Up and coming comedians perform the classics

Photo by Adam Stroud. 

The cast takes a bow after their stellar performance at the Factory Theatre on Thursday, April 3. Photo by Adam Stroud. The cast takes a bow after their stellar performance at the Factory Theatre on Thursday, April 3.

Adam Stroud
A&E Reporter

Last week, Humber comedy fans stepped into a time machine and bore witness to the history of comedy playing out in front of them.

The Humber Comedy Writing and Performance program held its annual Archival Shows to a series of packed houses at the Factory Theatre in downtown Toronto from April 3 – 6.

The shows were a mix a classic and contemporary comedy. The first act of each show was a retrospective of comedy sketches throughout the ages from Vaudeville, Abbott and Costello, Saturday Night Live and The Kids in the Hall. The Second act featured original sketches and stand-up routines from the students.
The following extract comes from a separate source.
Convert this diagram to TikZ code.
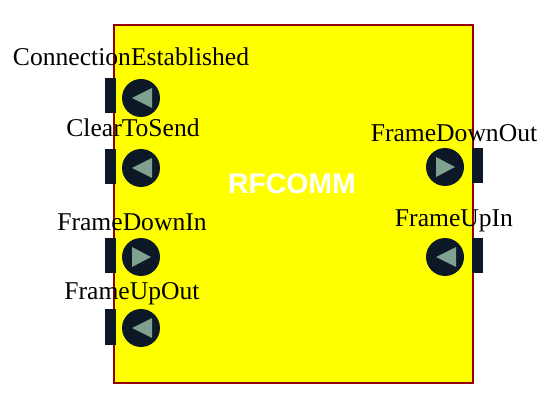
\documentclass[tikz,border=0pt]{standalone}
\usepackage{fontspec}
\setmainfont{Liberation Serif}
\newfontfamily\blockfont{Liberation Sans}
\usetikzlibrary{positioning}

\definecolor{blockfill}{RGB}{255,255,0}
\definecolor{blockedge}{RGB}{150,0,0}
\definecolor{portdark}{RGB}{12,24,38}
\definecolor{portarrow}{RGB}{128,160,144}

\begin{document}
\begin{tikzpicture}[
  x=1pt, y=-1pt,
  block/.style={draw=blockedge, line width=2pt, fill=blockfill},
  tab/.style={fill=portdark, inner sep=0pt, minimum width=11pt, minimum height=35pt},
  pin/.style={circle, fill=portdark, inner sep=0pt, minimum size=38pt},
  arrowfill/.style={fill=portarrow},
  portname/.style={anchor=base, font=\fontsize{25.6}{26}\selectfont, inner sep=0pt}
]
\useasboundingbox (0,0) rectangle (560,406);

\node[block, minimum width=359pt, minimum height=358pt, anchor=north west, inner sep=0pt] (rfcomm) at (113,24) {};
\node[text=white, font=\blockfont\bfseries\fontsize{28.4}{28}\selectfont] (title) at (292,184) {RFCOMM};

% left side
\node[tab] (tabCE) at (110.5,96) {};
\node[pin] (pinCE) at (141,98) {};
\node[portname] (nameCE) at (131,66) {ConnectionEstablished};
\fill[arrowfill] ([xshift=-9pt]pinCE.center) -- ++(20,-10) -- ++(0,20) -- cycle;

\node[tab] (tabCTS) at (110.5,167) {};
\node[pin] (pinCTS) at (141,168) {};
\node[portname] (nameCTS) at (133,137) {ClearToSend};
\fill[arrowfill] ([xshift=-9pt]pinCTS.center) -- ++(20,-10) -- ++(0,20) -- cycle;

\node[tab] (tabFDI) at (110.5,256) {};
\node[pin] (pinFDI) at (141,257) {};
\node[portname] (nameFDI) at (132,231) {FrameDownIn};
\fill[arrowfill] ([xshift=10pt]pinFDI.center) -- ++(-19,-10) -- ++(0,20) -- cycle;

\node[tab] (tabFUO) at (110.5,327) {};
\node[pin] (pinFUO) at (141,328) {};
\node[portname] (nameFUO) at (132,300) {FrameUpOut};
\fill[arrowfill] ([xshift=-9pt]pinFUO.center) -- ++(20,-10) -- ++(0,20) -- cycle;

% right side
\node[tab] (tabFDO) at (477,166) {};
\node[pin] (pinFDO) at (445,167) {};
\node[portname] (nameFDO) at (454,142) {FrameDownOut};
\fill[arrowfill] ([xshift=10pt]pinFDO.center) -- ++(-19,-10) -- ++(0,20) -- cycle;

\node[tab] (tabFUI) at (477,256) {};
\node[pin] (pinFUI) at (445,257) {};
\node[portname] (nameFUI) at (454,227) {FrameUpIn};
\fill[arrowfill] ([xshift=-9pt]pinFUI.center) -- ++(20,-10) -- ++(0,20) -- cycle;
\end{tikzpicture}
\end{document}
All the performing students were in their first year with varying levels of experience in front of an audience. Andrew Cholfe, 25, said he enjoyed the challenge of bringing the old sketches to life.
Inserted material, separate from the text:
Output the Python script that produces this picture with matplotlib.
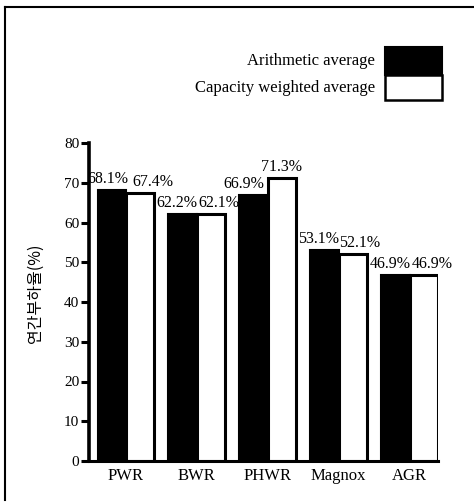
import matplotlib
matplotlib.use("Agg")
import matplotlib.pyplot as plt
from matplotlib.patches import Rectangle
from matplotlib.lines import Line2D
import numpy as np

categories = ["PWR", "BWR", "PHWR", "Magnox", "AGR"]
arithmetic = [68.1, 62.2, 66.9, 53.1, 46.9]
weighted = [67.4, 62.1, 71.3, 52.1, 46.9]
yticks = [0, 10, 20, 30, 40, 50, 60, 70, 80]
series_labels = ["Arithmetic average", "Capacity weighted average"]
ylabel = "연간부하율(%)"

serif = ["Liberation Serif", "DejaVu Serif"]
plt.rcParams["font.family"] = serif

W, H = 474, 504
fig = plt.figure(figsize=(W / 100, H / 100), dpi=100)
ax = fig.add_axes([89 / W, (H - 461) / H, (438 - 89) / W, (461 - 143) / H])

x = np.arange(len(categories))
bw = 0.4
ax.bar(x - bw / 2, arithmetic, width=bw, color="black", edgecolor="black", linewidth=1.5)
ax.bar(x + bw / 2, weighted, width=bw, color="white", edgecolor="black", linewidth=2.2)

# label offsets (points) to keep neighbouring labels apart
off_a = [-3, -4, -7, -4, -4]
off_w = [9, 6, 0, 5, 6]
for i in range(len(categories)):
    ax.annotate(f"{arithmetic[i]}%", (x[i] - bw / 2, arithmetic[i]),
                xytext=(off_a[i], 5), textcoords="offset points",
                ha="center", va="baseline", fontsize=11.5)
    ax.annotate(f"{weighted[i]}%", (x[i] + bw / 2, weighted[i]),
                xytext=(off_w[i], 5), textcoords="offset points",
                ha="center", va="baseline", fontsize=11.5)

ax.set_xlim(-0.52, 4.4)
ax.set_ylim(0, 80)
ax.set_yticks(yticks)
ax.set_xticks(x)
ax.set_xticklabels(categories, fontsize=12)
ax.tick_params(axis="x", length=0, pad=5)
ax.tick_params(axis="y", length=6, width=2.2, pad=1, labelsize=11)
for s in ["top", "right"]:
    ax.spines[s].set_visible(False)
ax.spines["left"].set_linewidth(2.6)
ax.spines["bottom"].set_linewidth(2.2)

fig.text(35 / W, 1 - 293 / H, ylabel, rotation=90, ha="center", va="center",
         fontsize=11.5, family=["Noto Sans CJK KR", "DejaVu Sans"])

# legend
fig.text(375 / W, 1 - 61 / H, series_labels[0], ha="right", va="center", fontsize=12)
fig.text(375 / W, 1 - 88 / H, series_labels[1], ha="right", va="center", fontsize=12)
fig.add_artist(Rectangle((385 / W, 1 - 75 / H), 57 / W, 28 / H, transform=fig.transFigure,
                         facecolor="black", edgecolor="black", linewidth=1.5))
fig.add_artist(Rectangle((385 / W, 1 - 100 / H), 57 / W, 25 / H, transform=fig.transFigure,
                         facecolor="white", edgecolor="black", linewidth=1.8))

# page frame (scan border)
fig.add_artist(Line2D([5 / W, 5 / W], [1 - 7 / H, 1 - 500 / H], transform=fig.transFigure,
                      color="black", linewidth=1.5))
fig.add_artist(Line2D([5 / W, 1.0], [1 - 7 / H, 1 - 7 / H], transform=fig.transFigure,
                      color="black", linewidth=1.5))

fig.savefig("out.png", dpi=100)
“I think it was more of a challenge to make Abbott and Costello funny again,” he said. “But, debuting our own material was more exciting than performing the famous stuff.”
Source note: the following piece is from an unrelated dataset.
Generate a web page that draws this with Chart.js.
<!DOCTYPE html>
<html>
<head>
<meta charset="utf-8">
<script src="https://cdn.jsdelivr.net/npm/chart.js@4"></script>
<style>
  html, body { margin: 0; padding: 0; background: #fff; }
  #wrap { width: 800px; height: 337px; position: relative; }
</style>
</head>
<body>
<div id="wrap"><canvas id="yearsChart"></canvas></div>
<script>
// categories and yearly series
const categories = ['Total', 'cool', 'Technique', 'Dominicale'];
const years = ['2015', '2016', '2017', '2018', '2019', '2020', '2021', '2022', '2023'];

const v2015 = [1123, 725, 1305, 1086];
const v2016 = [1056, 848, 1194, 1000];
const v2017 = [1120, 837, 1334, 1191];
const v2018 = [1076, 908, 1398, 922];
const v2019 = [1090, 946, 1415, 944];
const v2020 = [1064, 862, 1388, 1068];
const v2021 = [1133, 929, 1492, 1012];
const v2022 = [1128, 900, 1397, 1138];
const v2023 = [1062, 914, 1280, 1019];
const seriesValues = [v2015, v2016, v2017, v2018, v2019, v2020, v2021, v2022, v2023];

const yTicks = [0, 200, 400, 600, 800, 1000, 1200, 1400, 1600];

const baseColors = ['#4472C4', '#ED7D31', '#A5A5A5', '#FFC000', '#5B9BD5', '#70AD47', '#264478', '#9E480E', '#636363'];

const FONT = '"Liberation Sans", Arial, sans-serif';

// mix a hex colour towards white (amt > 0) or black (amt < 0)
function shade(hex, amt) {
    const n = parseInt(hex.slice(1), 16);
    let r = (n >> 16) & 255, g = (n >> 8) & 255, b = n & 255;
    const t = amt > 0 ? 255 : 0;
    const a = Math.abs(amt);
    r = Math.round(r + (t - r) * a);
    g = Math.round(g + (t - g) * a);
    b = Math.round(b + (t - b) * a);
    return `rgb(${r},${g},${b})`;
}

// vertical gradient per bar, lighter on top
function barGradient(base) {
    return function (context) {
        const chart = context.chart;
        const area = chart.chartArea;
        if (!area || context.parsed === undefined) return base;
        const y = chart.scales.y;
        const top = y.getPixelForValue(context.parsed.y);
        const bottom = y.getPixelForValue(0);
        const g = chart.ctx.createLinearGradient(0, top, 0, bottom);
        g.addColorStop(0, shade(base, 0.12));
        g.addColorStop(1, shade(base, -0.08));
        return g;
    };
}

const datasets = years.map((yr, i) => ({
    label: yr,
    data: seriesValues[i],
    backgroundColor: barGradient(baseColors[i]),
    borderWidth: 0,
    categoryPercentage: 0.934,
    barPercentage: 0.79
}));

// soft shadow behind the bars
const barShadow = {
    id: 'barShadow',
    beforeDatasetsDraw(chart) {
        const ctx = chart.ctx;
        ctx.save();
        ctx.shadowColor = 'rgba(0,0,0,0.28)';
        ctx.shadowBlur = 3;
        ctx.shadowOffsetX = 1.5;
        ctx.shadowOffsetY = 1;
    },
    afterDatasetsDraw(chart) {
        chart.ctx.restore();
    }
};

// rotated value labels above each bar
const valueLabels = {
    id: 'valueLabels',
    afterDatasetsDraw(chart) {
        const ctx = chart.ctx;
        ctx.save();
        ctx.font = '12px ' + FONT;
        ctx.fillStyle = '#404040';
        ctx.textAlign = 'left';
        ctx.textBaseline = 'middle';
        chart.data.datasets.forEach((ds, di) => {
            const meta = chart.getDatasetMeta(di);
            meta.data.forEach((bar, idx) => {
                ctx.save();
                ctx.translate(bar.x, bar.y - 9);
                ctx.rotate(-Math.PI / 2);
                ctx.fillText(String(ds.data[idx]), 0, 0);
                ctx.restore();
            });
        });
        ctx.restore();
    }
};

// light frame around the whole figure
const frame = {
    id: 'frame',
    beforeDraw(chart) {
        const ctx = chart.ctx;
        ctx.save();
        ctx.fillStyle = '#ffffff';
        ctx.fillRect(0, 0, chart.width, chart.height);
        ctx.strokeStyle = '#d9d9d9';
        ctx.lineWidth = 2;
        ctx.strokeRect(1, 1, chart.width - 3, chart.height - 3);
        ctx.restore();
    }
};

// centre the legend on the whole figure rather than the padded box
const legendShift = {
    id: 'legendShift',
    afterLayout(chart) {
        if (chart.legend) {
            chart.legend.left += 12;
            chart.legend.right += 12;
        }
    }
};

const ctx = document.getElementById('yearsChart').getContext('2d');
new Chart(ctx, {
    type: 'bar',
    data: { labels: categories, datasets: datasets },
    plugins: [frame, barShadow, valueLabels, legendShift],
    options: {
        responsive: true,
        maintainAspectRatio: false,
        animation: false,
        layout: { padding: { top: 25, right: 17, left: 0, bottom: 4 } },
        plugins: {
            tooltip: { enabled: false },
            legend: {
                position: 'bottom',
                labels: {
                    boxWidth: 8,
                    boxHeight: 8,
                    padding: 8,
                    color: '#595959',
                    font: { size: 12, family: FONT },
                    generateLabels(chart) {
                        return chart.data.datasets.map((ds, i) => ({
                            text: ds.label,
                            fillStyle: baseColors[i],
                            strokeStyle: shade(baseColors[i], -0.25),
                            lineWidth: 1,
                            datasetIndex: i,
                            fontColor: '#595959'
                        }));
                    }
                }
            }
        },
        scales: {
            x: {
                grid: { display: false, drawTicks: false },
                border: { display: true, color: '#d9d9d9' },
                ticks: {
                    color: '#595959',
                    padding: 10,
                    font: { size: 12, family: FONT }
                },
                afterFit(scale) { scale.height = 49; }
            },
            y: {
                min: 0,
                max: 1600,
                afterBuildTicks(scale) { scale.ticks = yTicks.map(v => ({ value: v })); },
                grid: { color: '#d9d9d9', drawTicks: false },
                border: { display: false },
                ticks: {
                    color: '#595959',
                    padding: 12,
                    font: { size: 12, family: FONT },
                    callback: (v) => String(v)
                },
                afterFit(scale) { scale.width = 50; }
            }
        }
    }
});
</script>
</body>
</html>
Christal Bartelse, a professor of physical comedy in the program, directed Thursday’s show. She said the Archival Shows are great for comedy virgins to strengthen their creative muscles.

“It just gives them a huge opportunity to do a show…it gives them a chance to apply everything they’ve learned so far,” she said.

The comedy program has been doing these shows for years. Program Coordinator Andrew Clark said there is a good reason why they choose to do archival material rather than just original sketches. Clark said the students can learn a lot from the great masters of comedy.

“Its like driving in a really good car. Playing in a scene like ‘Who’s on First?’, you really get a sense of ‘this is how a good sketch works,’” he said.

At the end of the night on Thursday the cast was tired and sweaty and despite a few minor hiccups it was obvious everybody was proud of their accomplishment.

“I think it went really well. I’m surprised by everyone,” Chelsea Randall, 24, said. “Everybody just pulled it out of their back pocket and left it all on the stage. It was awesome.”

For Humber comedy fans who were unable to make it to the Archival Shows, don’t fret. The Humber Comedy Writing and Performance Program will also be hosting Year-End Shows at Comedy Bar on Bloor Street from April 15 – 17.